Just last week, Jenneke represented Sydney University at the Australian University Games.

She finished second in the long jump and won the 100 metre hurdles in a dawdle.

Jenneke immediately signalled her intention to return to serious training.

Athletics Australia should meet her half way.

After all, they need Jenneke more than she needs them.


I wasn't aware until I read this that Sally Pearson had parted ways with her coach. Not sure being self-trained is the right move though.

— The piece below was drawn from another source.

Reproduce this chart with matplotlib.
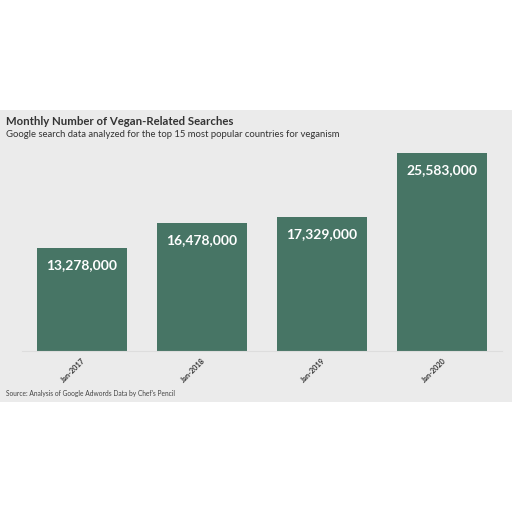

Hurdler Michelle Jenneke to link with Sally Pearson’s former Gold Coast coach Ashley Mahoney

By Emma Greenwood
Gold Coast Bulletin
8th October 2016

Michelle Jenneke has linked with Sally Pearson’s former mentor in a bid to develop her full potential as an elite hurdler. Picture: Phil Hillyard

MICHELLE Jenneke has linked with Sally Pearson’s former coach Ashley Mahoney in a bid to realise her full potential as an elite hurdler.

Jenneke had her Athletics Australia funding cut this week amid claims she arrived in Rio de Janeiro out of shape and performed below her best at the Olympics.

But the 23-year-old had already made changes to her program, linking with Mahoney and visiting the Gold Coast last week to train with the coach.

Jenneke, who is studying electrical engineering at Sydney Uni­versity, will remain based in the Harbour City but will travel regularly to the Gold Coast to be mentored by ­Mahoney before continuing to follow the program he devises when at home.

“The adjustment will have its challenges as my time will be split between Sydney where I live and study and the Gold Coast where I will train with Ash,’’ Jenneke said. “However with the support of my family, I am sure we will make it work.’’

A semi-finalist in the 100m hurdles at last year’s world championships in Beijing, Jenneke was unable to reach the same heights in Rio and decided it was time to make changes to her program.

Regarded as a rising star of the sport just a year ago, Jenneke faced a torrent of criticism after Rio and again this week after the revelation her funding had been cut.

But her determination to return to her best has seen her leave junior mentor Mick Zisti, who she thanked for his help over their more than a decade together.

“After 13 years with coach Mick Zisti, I have decided to change coaches and commence training with Ash Mahoney,’’ Jenneke said.

“Mick was a great junior coach and I am delighted that I was able to be his first Olympic athlete but it is time to make some changes to ensure I continue to develop as an athlete and continue to love what I do.

“It has been sad to leave my squad and I will miss training with them but they remain part of my athletics family and I am sure I will see plenty of them at the track.’’

Mahoney guided Pearson from late 2014 until this year when the London Olympic champion decided to coach herself after missing the Rio Games with injury.

Pearson’s departure has opened the door for Jenneke to link with ­Mahoney, whose scientific approach to training she enjoys.

“I am very excited about the next chapter training with Ash,’’ said Jenneke, who is renowned for a colourful warm-up routine.

“I have worked with him before on international teams and he is a very technical and intuitive coach and we are like minded in our ­approach to training and share a similar passion for the sport.’’

The pair’s first challenge will be the domestic season where Jenneke will try to edge back towards her personal best of 12.82sec in a bid to qualify for the 2017 world titles.